» **WRITTEN TASK**: Extract the lines from the start through the line that holds "obs_b_above = [0.128, 0.289, 0.349, 0.403, 0.472, 0.649, 0.766]", both included, omitting all images.

* Start *

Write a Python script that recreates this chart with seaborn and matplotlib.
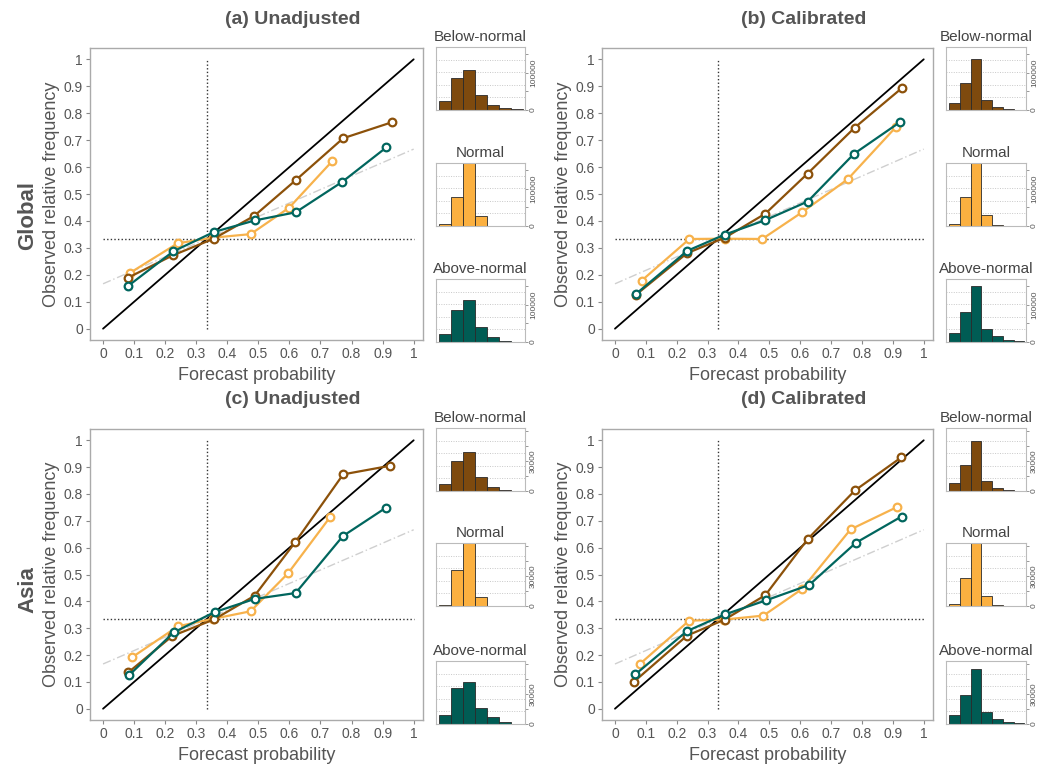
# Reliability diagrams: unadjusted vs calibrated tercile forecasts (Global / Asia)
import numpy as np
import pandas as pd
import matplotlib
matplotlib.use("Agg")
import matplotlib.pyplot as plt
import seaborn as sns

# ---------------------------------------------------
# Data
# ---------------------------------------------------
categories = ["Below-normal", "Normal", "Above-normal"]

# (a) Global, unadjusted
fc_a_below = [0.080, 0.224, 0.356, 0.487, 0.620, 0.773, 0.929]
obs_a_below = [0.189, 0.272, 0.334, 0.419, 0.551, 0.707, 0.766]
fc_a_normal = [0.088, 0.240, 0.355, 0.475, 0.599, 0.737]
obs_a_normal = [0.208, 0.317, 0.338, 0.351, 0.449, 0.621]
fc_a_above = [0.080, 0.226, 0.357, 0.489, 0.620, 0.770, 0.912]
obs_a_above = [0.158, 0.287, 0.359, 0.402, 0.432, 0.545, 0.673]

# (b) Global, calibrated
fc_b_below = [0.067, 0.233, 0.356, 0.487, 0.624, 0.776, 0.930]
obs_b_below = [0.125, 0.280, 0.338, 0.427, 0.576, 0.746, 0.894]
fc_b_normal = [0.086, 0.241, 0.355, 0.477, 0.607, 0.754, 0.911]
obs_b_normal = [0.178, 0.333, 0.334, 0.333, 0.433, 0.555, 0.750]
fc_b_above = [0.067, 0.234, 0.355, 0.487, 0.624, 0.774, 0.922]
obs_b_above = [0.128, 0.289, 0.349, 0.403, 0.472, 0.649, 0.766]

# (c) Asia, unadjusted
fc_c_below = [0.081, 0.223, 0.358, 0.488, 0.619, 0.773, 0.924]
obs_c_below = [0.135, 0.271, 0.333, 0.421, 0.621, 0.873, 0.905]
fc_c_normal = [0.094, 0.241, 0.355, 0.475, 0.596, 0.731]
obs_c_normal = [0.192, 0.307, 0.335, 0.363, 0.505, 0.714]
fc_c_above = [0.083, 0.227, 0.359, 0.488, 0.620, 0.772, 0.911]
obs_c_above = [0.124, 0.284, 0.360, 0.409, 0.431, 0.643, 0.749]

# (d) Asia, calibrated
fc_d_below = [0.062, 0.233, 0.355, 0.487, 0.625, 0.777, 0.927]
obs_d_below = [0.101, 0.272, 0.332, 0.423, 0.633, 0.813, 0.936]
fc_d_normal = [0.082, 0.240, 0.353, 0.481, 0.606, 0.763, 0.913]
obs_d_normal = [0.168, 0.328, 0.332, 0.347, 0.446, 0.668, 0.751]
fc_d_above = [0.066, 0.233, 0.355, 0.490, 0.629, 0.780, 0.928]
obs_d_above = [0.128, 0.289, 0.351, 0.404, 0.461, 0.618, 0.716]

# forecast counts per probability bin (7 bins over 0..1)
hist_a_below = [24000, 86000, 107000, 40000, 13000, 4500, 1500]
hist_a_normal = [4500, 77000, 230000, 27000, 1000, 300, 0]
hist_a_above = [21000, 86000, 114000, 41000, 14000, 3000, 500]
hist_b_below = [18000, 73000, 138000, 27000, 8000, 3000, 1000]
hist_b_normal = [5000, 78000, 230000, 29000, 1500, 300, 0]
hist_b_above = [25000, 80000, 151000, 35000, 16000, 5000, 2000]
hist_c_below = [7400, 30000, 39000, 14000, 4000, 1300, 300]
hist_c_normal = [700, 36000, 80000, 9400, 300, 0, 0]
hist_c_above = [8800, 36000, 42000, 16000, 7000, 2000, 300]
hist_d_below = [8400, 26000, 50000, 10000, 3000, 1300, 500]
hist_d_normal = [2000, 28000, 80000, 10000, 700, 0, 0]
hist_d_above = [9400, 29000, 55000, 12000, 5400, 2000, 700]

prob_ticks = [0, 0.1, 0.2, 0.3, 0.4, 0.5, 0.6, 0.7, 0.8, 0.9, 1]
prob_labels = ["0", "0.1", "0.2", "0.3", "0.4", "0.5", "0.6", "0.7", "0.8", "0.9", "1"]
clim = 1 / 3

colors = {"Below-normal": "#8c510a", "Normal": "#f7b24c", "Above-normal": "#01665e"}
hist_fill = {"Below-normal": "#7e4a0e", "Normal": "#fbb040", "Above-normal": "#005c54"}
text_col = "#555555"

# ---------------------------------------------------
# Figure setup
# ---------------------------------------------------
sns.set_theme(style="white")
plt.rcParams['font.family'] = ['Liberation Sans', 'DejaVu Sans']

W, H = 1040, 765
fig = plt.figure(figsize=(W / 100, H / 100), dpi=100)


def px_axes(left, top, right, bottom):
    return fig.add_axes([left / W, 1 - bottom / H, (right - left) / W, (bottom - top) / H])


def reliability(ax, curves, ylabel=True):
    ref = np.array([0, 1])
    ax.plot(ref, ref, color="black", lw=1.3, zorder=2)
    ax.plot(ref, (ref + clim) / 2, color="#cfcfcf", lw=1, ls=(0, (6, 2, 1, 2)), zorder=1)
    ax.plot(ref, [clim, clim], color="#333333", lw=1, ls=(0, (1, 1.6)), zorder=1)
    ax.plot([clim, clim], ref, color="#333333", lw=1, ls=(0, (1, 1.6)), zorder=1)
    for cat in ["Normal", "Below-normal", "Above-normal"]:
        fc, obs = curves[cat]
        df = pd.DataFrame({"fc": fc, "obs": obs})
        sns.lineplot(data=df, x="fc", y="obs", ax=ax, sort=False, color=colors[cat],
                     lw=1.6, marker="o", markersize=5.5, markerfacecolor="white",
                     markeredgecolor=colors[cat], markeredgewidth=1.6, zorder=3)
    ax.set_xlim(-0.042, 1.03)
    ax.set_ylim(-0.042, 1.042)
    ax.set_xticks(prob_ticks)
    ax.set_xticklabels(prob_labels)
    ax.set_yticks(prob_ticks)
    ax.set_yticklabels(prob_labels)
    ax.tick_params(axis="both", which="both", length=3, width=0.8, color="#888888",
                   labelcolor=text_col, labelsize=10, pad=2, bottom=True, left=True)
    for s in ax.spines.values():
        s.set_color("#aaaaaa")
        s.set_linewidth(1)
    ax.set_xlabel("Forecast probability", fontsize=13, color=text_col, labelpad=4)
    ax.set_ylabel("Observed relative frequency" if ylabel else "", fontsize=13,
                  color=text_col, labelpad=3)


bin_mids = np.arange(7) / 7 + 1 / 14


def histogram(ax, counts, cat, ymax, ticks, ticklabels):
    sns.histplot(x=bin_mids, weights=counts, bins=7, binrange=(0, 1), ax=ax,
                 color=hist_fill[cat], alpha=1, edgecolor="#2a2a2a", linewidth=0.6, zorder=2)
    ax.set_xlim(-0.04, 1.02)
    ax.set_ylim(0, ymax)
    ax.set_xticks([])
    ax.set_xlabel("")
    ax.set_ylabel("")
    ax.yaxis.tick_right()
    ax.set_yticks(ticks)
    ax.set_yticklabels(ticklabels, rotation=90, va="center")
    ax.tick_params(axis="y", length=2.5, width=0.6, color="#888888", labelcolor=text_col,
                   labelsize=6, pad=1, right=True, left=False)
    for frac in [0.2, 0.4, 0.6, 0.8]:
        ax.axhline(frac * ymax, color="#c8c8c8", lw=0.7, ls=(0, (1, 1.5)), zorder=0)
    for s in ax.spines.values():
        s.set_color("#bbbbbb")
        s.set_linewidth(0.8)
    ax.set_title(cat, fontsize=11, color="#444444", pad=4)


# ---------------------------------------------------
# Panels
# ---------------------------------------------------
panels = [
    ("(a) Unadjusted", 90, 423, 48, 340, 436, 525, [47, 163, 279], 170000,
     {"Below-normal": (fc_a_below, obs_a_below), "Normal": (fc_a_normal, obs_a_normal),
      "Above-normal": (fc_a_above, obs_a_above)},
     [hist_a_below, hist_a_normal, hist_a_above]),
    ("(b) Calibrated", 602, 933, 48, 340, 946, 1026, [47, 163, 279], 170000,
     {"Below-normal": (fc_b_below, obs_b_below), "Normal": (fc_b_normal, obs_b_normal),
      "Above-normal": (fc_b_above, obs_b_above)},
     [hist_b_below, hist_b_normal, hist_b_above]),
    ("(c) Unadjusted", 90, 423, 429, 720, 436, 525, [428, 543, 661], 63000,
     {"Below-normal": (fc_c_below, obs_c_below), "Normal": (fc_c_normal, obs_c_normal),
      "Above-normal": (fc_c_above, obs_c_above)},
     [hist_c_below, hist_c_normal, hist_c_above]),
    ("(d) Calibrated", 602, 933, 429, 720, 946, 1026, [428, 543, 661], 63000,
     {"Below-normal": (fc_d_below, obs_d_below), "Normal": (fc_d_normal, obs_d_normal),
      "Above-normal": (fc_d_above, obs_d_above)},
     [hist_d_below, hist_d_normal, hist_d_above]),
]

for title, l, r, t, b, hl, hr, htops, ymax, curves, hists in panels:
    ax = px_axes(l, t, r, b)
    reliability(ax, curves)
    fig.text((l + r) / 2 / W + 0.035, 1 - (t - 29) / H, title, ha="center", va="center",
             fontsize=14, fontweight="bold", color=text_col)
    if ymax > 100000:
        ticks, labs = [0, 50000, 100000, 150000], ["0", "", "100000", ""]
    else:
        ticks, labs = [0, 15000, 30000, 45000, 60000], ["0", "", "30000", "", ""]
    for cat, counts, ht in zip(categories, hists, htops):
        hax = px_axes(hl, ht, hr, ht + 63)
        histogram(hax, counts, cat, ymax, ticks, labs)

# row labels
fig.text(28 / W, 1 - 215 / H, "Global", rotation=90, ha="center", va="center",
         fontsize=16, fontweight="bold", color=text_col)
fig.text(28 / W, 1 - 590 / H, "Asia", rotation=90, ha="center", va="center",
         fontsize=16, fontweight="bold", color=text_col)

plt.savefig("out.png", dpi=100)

* End *

» **THE ANSWER**:
Write a Python script that recreates this chart with seaborn and matplotlib.
# Reliability diagrams: unadjusted vs calibrated tercile forecasts (Global / Asia)
import numpy as np
import pandas as pd
import matplotlib
matplotlib.use("Agg")
import matplotlib.pyplot as plt
import seaborn as sns

# ---------------------------------------------------
# Data
# ---------------------------------------------------
categories = ["Below-normal", "Normal", "Above-normal"]

# (a) Global, unadjusted
fc_a_below = [0.080, 0.224, 0.356, 0.487, 0.620, 0.773, 0.929]
obs_a_below = [0.189, 0.272, 0.334, 0.419, 0.551, 0.707, 0.766]
fc_a_normal = [0.088, 0.240, 0.355, 0.475, 0.599, 0.737]
obs_a_normal = [0.208, 0.317, 0.338, 0.351, 0.449, 0.621]
fc_a_above = [0.080, 0.226, 0.357, 0.489, 0.620, 0.770, 0.912]
obs_a_above = [0.158, 0.287, 0.359, 0.402, 0.432, 0.545, 0.673]

# (b) Global, calibrated
fc_b_below = [0.067, 0.233, 0.356, 0.487, 0.624, 0.776, 0.930]
obs_b_below = [0.125, 0.280, 0.338, 0.427, 0.576, 0.746, 0.894]
fc_b_normal = [0.086, 0.241, 0.355, 0.477, 0.607, 0.754, 0.911]
obs_b_normal = [0.178, 0.333, 0.334, 0.333, 0.433, 0.555, 0.750]
fc_b_above = [0.067, 0.234, 0.355, 0.487, 0.624, 0.774, 0.922]
obs_b_above = [0.128, 0.289, 0.349, 0.403, 0.472, 0.649, 0.766]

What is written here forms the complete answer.